Charts and diagrams as code:
**********

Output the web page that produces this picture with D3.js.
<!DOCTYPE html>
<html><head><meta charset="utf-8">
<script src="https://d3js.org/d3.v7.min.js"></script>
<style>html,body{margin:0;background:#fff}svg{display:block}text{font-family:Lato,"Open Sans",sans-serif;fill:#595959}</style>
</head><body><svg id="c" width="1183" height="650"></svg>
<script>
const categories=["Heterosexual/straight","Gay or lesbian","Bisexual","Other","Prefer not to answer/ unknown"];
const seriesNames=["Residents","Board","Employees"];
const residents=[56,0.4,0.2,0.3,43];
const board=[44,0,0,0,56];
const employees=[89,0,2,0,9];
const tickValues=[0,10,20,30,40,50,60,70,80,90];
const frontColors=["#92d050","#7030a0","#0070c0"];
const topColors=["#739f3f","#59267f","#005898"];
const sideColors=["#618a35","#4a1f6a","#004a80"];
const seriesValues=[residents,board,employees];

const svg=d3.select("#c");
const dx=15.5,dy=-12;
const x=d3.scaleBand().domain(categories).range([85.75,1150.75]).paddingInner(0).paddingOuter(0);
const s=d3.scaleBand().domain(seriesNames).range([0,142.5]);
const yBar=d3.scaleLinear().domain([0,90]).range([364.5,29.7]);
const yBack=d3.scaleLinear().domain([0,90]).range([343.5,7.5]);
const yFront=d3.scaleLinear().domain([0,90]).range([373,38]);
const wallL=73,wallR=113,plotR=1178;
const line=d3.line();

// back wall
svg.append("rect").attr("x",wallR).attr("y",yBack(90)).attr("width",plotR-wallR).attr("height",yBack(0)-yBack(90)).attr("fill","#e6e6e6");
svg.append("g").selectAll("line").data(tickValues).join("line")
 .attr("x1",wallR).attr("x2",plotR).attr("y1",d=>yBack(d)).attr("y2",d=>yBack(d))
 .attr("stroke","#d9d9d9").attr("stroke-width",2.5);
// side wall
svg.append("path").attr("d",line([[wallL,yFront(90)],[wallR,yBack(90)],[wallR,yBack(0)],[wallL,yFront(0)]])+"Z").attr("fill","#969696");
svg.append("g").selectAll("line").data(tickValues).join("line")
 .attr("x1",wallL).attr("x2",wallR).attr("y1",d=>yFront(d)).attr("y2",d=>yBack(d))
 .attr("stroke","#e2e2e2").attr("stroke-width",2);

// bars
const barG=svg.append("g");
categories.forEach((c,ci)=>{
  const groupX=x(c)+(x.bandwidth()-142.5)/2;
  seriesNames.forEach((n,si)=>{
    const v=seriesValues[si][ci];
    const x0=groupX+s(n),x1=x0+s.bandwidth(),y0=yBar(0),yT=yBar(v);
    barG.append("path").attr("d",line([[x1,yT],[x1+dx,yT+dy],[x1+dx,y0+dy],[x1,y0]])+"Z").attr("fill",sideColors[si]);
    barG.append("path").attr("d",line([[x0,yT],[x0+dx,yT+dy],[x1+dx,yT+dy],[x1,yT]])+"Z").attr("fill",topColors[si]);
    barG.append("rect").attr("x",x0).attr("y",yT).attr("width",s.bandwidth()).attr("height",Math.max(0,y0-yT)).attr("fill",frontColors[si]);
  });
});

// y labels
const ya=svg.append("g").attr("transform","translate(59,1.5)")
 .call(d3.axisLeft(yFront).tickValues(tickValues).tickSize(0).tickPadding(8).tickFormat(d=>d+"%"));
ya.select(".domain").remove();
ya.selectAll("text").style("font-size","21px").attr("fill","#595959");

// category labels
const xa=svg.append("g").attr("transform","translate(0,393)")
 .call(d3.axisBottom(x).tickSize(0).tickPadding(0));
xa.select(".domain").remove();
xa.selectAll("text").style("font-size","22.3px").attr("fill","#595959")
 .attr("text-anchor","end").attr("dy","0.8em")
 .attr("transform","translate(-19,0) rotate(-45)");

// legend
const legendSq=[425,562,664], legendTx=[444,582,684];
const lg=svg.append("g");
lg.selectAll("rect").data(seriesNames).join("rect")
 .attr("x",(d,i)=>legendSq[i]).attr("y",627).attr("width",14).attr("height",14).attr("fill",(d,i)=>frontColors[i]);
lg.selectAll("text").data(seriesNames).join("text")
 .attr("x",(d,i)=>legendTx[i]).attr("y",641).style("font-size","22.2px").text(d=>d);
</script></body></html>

**********

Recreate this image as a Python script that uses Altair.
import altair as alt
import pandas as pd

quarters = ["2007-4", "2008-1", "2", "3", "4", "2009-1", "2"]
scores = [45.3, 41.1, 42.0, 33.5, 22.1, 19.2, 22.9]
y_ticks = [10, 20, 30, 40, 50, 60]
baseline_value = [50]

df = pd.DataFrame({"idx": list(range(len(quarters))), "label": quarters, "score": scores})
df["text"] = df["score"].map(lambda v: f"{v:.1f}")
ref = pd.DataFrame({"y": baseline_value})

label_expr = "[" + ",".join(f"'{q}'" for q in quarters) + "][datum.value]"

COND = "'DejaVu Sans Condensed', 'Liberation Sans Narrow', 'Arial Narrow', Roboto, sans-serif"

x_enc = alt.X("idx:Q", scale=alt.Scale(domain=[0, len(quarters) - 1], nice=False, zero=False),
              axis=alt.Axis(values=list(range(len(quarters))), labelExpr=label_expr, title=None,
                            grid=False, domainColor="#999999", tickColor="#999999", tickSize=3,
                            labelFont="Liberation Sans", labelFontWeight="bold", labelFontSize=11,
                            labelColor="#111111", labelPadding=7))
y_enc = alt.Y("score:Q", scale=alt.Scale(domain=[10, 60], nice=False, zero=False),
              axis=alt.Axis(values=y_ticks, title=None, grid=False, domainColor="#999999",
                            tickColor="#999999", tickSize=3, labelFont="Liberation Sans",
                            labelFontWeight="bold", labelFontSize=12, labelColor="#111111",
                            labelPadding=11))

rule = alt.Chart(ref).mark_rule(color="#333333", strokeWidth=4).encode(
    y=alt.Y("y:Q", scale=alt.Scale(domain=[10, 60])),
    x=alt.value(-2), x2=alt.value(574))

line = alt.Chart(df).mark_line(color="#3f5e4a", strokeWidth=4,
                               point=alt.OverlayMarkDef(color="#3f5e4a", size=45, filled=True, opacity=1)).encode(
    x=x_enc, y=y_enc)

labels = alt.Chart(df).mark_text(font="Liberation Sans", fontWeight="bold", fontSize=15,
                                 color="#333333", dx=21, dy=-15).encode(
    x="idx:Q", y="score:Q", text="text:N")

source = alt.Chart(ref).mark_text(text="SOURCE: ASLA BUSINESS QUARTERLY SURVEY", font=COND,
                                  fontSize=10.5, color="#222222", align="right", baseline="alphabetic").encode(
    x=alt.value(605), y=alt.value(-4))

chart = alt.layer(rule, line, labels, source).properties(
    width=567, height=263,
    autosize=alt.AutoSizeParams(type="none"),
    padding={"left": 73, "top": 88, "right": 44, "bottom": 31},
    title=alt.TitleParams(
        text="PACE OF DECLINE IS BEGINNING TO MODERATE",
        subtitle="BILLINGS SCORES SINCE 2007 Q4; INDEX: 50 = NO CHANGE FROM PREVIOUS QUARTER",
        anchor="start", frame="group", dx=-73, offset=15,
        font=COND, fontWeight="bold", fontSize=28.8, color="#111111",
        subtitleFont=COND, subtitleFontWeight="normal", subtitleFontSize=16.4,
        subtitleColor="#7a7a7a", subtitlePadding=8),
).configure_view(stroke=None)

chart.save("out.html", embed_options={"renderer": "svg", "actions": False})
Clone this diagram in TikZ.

**********

Look through the material above. Copy each line where the word "script" appears.

Solution for this task →
<script src="https://d3js.org/d3.v7.min.js"></script>
<script>
</script></body></html>
Recreate this image as a Python script that uses Altair.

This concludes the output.